Upon hearing this from Ryan, Veronica and I make eye contact and share a quick non-verbal communication. One that says, “Did you hear that? Did it hurt you as much as it hurt me?” It is a conversation without words, the type that is so difficult for Ryan to understand.
The words hurt because Ryan is having a meltdown and we cannot fix the cause of it — a lost computer document. I am not angry about the meltdown or its cause. I am disappointed that I can not repair it. That I can’t come through for my son with a simple computer repair. It is the only thing he needs from me at this very moment, and I have failed to deliver.
I have spent the past twenty minutes trying anything and everything I can think of to recover the document, which he accidentally overwrote with a blank file. The document’s contents — some sort of hybrid NHL/NFL standings comparison that Ryan created — don’t matter. What matters is that Ryan has lost his work and is caught in the vicious loop of ever-increasing aggravation, sort of like Clark Griswold trying to get left on a London roundabout. Ryan’s logic goes something like this: I am angry because I have spent the past hour working on this document and now this document is gone which means the last hour was a waste of time which means I could have spent that hour doing something better than typing a standings file if I had known I was going to lose the file because losing the file has made me angry.
He ends right where he began, and sets off on another lap around the unwinnable argument, his anger growing with each circuit.
While I search through Windows temp files and perform a system restore, Veronica speaks calmly to Ryan, trying to talk him into stepping away from the cycle.
The situation is made worse by the setting: we are visiting Veronica’s extended family and there are seven other kids between 10 and 16 in the house, all of whom are happily engaged in group play while Ryan, the third-oldest, screams and cries and slams his fists into the furniture over a lost computer document containing made-up sports standings.
Every so often he takes a deep breath, regains a little of his composure, and asks me if I have been able to retrieve the document. Each time that I have to tell him “no” makes me feel a little more inadequate. He is holding out hope, saving the worst of his anger for the final confirmation that the document is gone forever.
Once the inevitable calming occurs, a few minutes after the meltdown crescendos, we see something new from Ryan. He is embarrassed. He knows he has overreacted. The presence of the other kids in the house probably has something to do with this. As his mind calms and rational thought returns, he is in an analytical mood.
It is then that he tells us that he believed we would always fix anything that bothers him.
He believes this because we tell him so. When fears over a change in bus drivers or school schedules prevent him from falling asleep, we tell him, over and over, that if the school tries to change things, we will fix it.
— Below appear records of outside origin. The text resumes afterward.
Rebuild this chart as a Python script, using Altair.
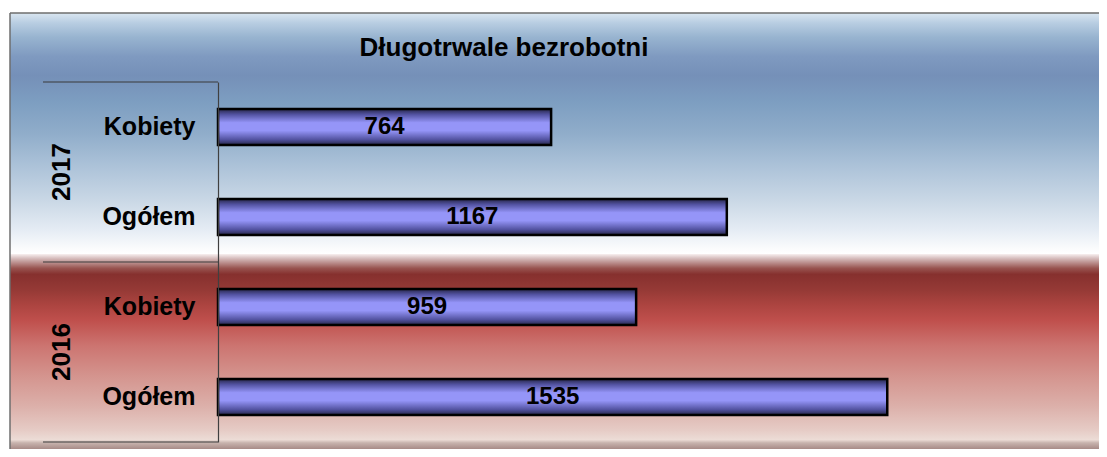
import altair as alt
import pandas as pd

# ---- data ----
years = ["2017", "2017", "2016", "2016"]
categories = ["Kobiety", "Ogółem", "Kobiety", "Ogółem"]
values = [764, 1167, 959, 1535]
title_text = "Długotrwale bezrobotni"
year_labels = ["2017", "2016"]

keys = [f"{y}|{c}" for y, c in zip(years, categories)]
df = pd.DataFrame({"key": keys, "year": years, "cat": categories, "value": values})
df_years = pd.DataFrame({"year": year_labels})
df_one = pd.DataFrame({"t": [title_text]})

FONT = "Liberation Sans"
W, H = 872, 360
PL, PT, PR, PB = 210, 74, 9, 7

# frame extents relative to plot origin
FX0, FX1 = -208, W + 20
FY0, FMID, FY1 = -69, 172, H + 15

blue_grad = {
    "gradient": "linear", "x1": 0, "y1": 0, "x2": 0, "y2": 1,
    "stops": [
        {"offset": 0.0, "color": "#dae6f1"},
        {"offset": 0.04, "color": "#b9cee2"},
        {"offset": 0.10, "color": "#98b4d0"},
        {"offset": 0.18, "color": "#7f9ac0"},
        {"offset": 0.26, "color": "#7590b8"},
        {"offset": 0.37, "color": "#7d9ec1"},
        {"offset": 0.50, "color": "#90adca"},
        {"offset": 0.62, "color": "#a9c0d7"},
        {"offset": 0.78, "color": "#cad8e6"},
        {"offset": 0.90, "color": "#e5ecf4"},
        {"offset": 0.98, "color": "#fbfcfd"},
        {"offset": 1.0, "color": "#ffffff"},
    ],
}
red_grad = {
    "gradient": "linear", "x1": 0, "y1": 0, "x2": 0, "y2": 1,
    "stops": [
        {"offset": 0.0, "color": "#f8f0f0"},
        {"offset": 0.02, "color": "#d8c0c0"},
        {"offset": 0.045, "color": "#b88a88"},
        {"offset": 0.07, "color": "#985450"},
        {"offset": 0.10, "color": "#86302e"},
        {"offset": 0.18, "color": "#963a36"},
        {"offset": 0.25, "color": "#ac4440"},
        {"offset": 0.33, "color": "#c0504d"},
        {"offset": 0.45, "color": "#cc7470"},
        {"offset": 0.60, "color": "#d4948e"},
        {"offset": 0.75, "color": "#dcb0aa"},
        {"offset": 0.87, "color": "#e6ccc6"},
        {"offset": 0.915, "color": "#ecdcd6"},
        {"offset": 0.93, "color": "#c8b4ae"},
        {"offset": 0.96, "color": "#a88c88"},
        {"offset": 1.0, "color": "#988080"},
    ],
}
bar_grad = {
    "gradient": "linear", "x1": 0, "y1": 0, "x2": 0, "y2": 1,
    "stops": [
        {"offset": 0.0, "color": "#262648"},
        {"offset": 0.15, "color": "#5252a0"},
        {"offset": 0.38, "color": "#9595f8"},
        {"offset": 0.6, "color": "#9595f8"},
        {"offset": 0.85, "color": "#5252a0"},
        {"offset": 1.0, "color": "#262648"},
    ],
}

one = alt.Chart(df_one)

bg_blue = one.mark_rect(fill=blue_grad, strokeWidth=0).encode(
    x=alt.value(FX0), x2=alt.value(FX1), y=alt.value(FY0), y2=alt.value(FMID))
bg_red = one.mark_rect(fill=red_grad, strokeWidth=0).encode(
    x=alt.value(FX0), x2=alt.value(FX1), y=alt.value(FMID), y2=alt.value(FY1))
frame_top = one.mark_rule(color="#6e6e6e", strokeWidth=1.5).encode(
    x=alt.value(FX0), x2=alt.value(FX1), y=alt.value(FY0))
frame_left = one.mark_rule(color="#6e6e6e", strokeWidth=1.5).encode(
    x=alt.value(FX0), y=alt.value(FY0), y2=alt.value(FY1))

title = one.mark_text(font=FONT, fontSize=26, fontWeight="bold", color="black",
                      align="center", baseline="middle").encode(
    x=alt.value(286), y=alt.value(-34), text="t:N")

year_scale = alt.Scale(domain=year_labels, paddingInner=0, paddingOuter=0)
yrs = alt.Chart(df_years)
group_rules_top = yrs.mark_rule(color="#3a3a3a", strokeWidth=1.2).encode(
    y=alt.Y("year:N", scale=year_scale, axis=None, bandPosition=0),
    x=alt.value(-175), x2=alt.value(0))
group_rule_bottom = yrs.transform_filter(alt.datum.year == year_labels[-1]).mark_rule(
    color="#3a3a3a", strokeWidth=1.2).encode(
    y=alt.Y("year:N", scale=year_scale, axis=None, bandPosition=1),
    x=alt.value(-175), x2=alt.value(0))
year_text = yrs.mark_text(font=FONT, fontSize=26, fontWeight="bold", color="black",
                          angle=270, align="center", baseline="middle").encode(
    y=alt.Y("year:N", scale=year_scale, axis=None),
    x=alt.value(-156), text="year:N")

base = alt.Chart(df)
y_enc = alt.Y("key:N", sort=keys,
              scale=alt.Scale(paddingInner=0.6, paddingOuter=0.3),
              axis=alt.Axis(title=None, ticks=False, grid=False, zindex=2,
                            labelExpr="split(datum.label, '|')[1]",
                            labelFont=FONT, labelFontSize=25, labelFontWeight="bold",
                            labelColor="black", labelPadding=23, labelLimit=300,
                            domain=True, domainColor="#404040", domainWidth=1.2))
x_enc = alt.X("value:Q", scale=alt.Scale(domain=[0, 2000]), axis=None)

main = base.mark_bar(fill=bar_grad, stroke="black", strokeWidth=2.5).encode(
    x=x_enc, y=y_enc)
labels = base.transform_calculate(mid="datum.value / 2").mark_text(
    font=FONT, fontSize=24, fontWeight="bold", color="black",
    align="center", baseline="middle").encode(
    x=alt.X("mid:Q", scale=alt.Scale(domain=[0, 2000]), axis=None),
    y=y_enc,
    text="value:Q")

chart = alt.layer(
    bg_blue, bg_red, frame_top, frame_left, title,
    group_rules_top, group_rule_bottom, year_text,
    alt.layer(main, labels)
).resolve_scale(y="independent").resolve_axis(y="independent").properties(
    width=W, height=H,
    padding={"left": PL, "top": PT, "right": PR, "bottom": PB},
    autosize="none",
).configure_view(stroke=None).configure(background="white")

chart.save("out.html", embed_options={"renderer": "svg", "actions": False})
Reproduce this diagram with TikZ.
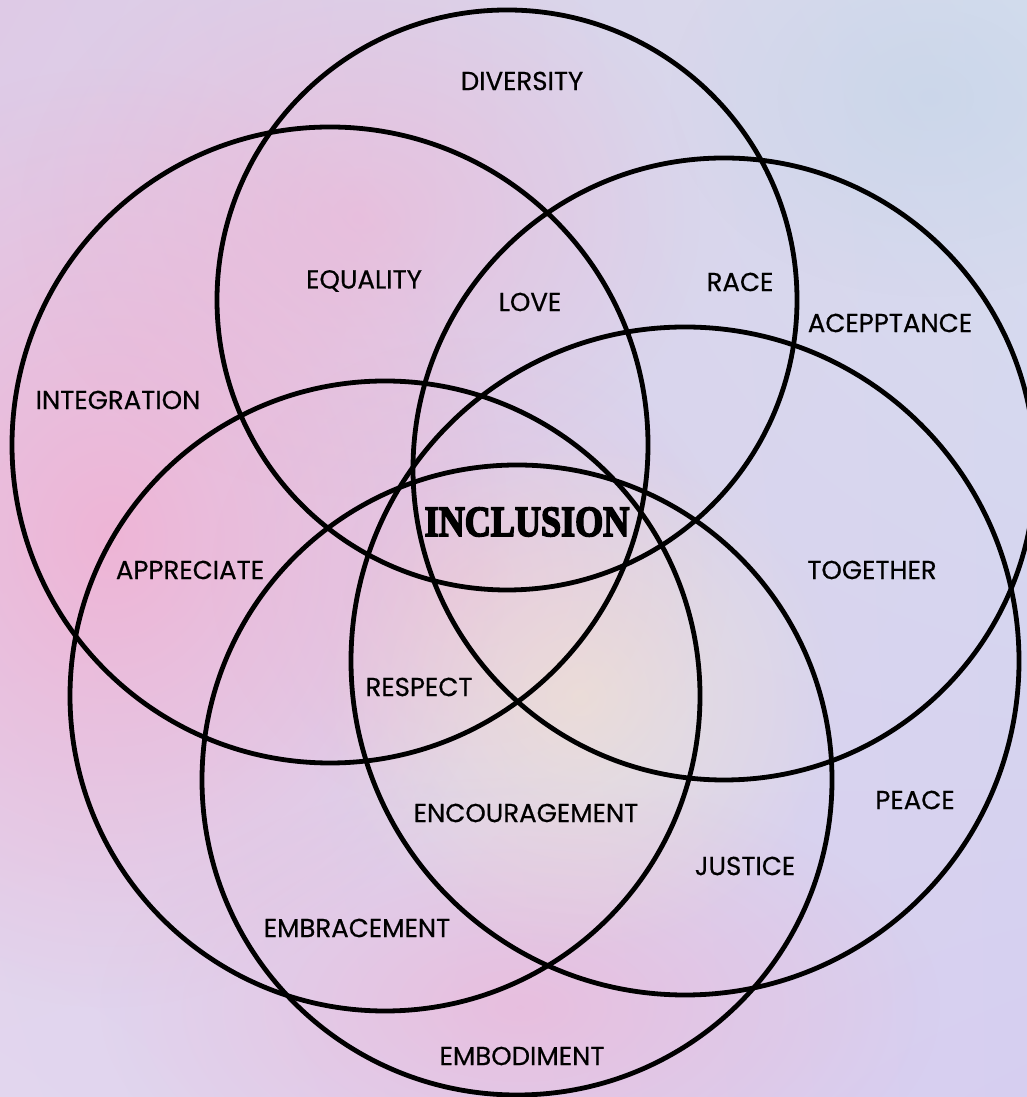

His mind is linear, governed by all the rules he has come to apply to every life situation he has encountered. His mind does not allow for situational substitution. If mom and dad tell me they will fix something at school that is causing me anxiety, then they will fix anything that is causing me anxiety.
I both love and fear that he trusts us so implicitly to “fix” anything in his life. I love it because he trusts us so completely. I love it because many meltdowns can be prevented if he believes that mom and dad will make everything all right in the end. I fear it because we quite obviously cannot “fix” everything that troubles him. I fear it because of all the things I don’t want to do to either of my children, disappoint them is at the very top of the list.
In the end, I will take away this from the episode: My son has the words to tell us what is bothering him. We are so very thankful for that.